発症はしていませんがFIVのキャリアーです。他の健康な猫への感染源となるため、他の猫と接触させないように管理する必要があります。
持続性リンパ節腫大期
身体には、免疫機能を担う細胞が集まっているリンパ節が随所にあります。免疫でFIVの増殖を抑制できなくなってくると、全身にあるリンパ節が腫れてきます。それ以外は大きな症状は見られず、数ヵ月以内の短期間で次の病期に進むため、気付けないこともあります。
エイズ関連症候群期
免疫力が低下するために、細菌やウイルスに感染しやすくなります。口内炎、歯肉炎や、呼吸器、消化器、皮膚などのさまざまな疾患が現れます。口内炎等で口の中が痛み食べられないために、痩せてくることが多いです。
後天性免疫不全症候群期
猫エイズの末期で、免疫機能が完全に消失してしまいます。エイズ関連症候群期に現れた疾患は慢性化し、貧血、悪性腫瘍、日和見感染などのさまざまな症状が現れ、最終的には死に至ります。
3.愛猫が感染した場合の対策・注意点
一般的に、猫エイズとはエイズ関連症候群期以降の猫を指します。そして猫エイズを発症してしまうと、対症療法しか行なえません。
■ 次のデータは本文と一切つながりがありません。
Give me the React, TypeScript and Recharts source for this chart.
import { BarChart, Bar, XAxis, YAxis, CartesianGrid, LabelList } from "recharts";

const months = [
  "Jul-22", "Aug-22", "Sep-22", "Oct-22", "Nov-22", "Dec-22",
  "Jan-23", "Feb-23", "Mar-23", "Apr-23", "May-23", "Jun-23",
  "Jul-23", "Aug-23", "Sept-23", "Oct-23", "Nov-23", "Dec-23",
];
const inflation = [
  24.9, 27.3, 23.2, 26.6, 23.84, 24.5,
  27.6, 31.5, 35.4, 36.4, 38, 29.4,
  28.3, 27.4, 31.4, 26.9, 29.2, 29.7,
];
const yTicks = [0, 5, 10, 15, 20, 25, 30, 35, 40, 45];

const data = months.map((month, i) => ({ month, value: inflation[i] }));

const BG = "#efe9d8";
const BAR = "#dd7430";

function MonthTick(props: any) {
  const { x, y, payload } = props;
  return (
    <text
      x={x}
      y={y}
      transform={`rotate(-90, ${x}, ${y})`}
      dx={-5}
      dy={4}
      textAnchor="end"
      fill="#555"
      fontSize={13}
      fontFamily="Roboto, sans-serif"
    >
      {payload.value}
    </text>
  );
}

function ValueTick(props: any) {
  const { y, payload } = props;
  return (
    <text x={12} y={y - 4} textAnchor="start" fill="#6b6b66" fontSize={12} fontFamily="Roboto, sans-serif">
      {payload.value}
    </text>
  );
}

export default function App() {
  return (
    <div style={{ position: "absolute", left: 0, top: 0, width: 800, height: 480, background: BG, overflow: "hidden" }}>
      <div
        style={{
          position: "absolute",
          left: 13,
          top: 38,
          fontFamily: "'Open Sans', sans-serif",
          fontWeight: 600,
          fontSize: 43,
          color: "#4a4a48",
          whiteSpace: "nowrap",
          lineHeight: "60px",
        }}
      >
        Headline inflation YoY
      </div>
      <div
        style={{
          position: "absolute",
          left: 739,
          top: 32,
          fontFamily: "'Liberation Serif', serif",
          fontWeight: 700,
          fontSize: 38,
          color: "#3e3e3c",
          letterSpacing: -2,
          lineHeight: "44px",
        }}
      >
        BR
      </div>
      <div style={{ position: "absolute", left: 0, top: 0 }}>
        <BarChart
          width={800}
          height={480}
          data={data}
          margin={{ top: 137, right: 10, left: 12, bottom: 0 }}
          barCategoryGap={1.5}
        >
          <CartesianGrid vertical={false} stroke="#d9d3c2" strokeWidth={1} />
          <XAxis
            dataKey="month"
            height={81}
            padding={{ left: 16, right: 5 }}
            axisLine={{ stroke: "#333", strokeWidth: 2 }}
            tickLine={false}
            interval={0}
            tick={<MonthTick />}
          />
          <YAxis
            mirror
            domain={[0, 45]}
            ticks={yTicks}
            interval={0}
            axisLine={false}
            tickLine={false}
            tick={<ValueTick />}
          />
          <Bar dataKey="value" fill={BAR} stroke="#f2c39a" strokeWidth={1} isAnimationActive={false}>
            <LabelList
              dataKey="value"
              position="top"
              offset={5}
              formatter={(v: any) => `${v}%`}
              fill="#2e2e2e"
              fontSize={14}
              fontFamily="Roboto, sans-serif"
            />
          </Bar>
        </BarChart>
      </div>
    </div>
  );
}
つまり、愛猫がFIVに感染してしまった場合、飼い主さんが最も気をつける点は、エイズを発症させないことです。
発症さえしなければ寿命を全うすることができますし、実際エイズキャリアでも元気な猫ちゃんはいっぱいいます。
栄養バランスのとれた良質な食事とストレスのない住環境を整えることで、免疫力を極力落とさないように管理してあげましょう。
また他の健康な猫への感染源とならないよう、多頭飼いの場合は隔離する、家の外に出さないといった、感染拡大予防のための管理も必要になります。
4.愛猫を感染させないための予防策
最も重要なことは、FIVに感染させないことです。何よりの予防策は、感染している猫との接触を断つことです。下記の施策を参考にしてください。
- 完全室内飼いにする
- 同居猫にキャリアーがいる場合は隔離を徹底する
- 去勢避妊手術を含め、外への脱走を予防する
- 上記の徹底が難しい場合は猫エイズワクチンの接種も検討する
まとめ
猫を迎え入れたら、できるだけ速やかにFIVの抗体検査を行いましょう。もしも陽性だった場合も、「もう長生きできない」とがっかりする必要はありません。かかりつけの動物病院と相談をしながら、できるだけ発症させないことを念頭に置いた健康管理を心掛けましょう。一生発症せずに寿命を全うする猫もたくさんいます。
また、生後6ヵ月以前の子猫の検査でFIV陽性だった場合は、母猫からの移行抗体の影響である可能性があるため、検査からさらに2ヶ月以降に再検査を行うと良いでしょう。
室内飼いでも自由に外に出られるような生活をしている猫の感染率は15〜30%もあり、感染リスクは完全室内飼いの猫の20倍だといわれています。FIV陰性の猫は、外に出さないことで感染リスクを予防することが大切です。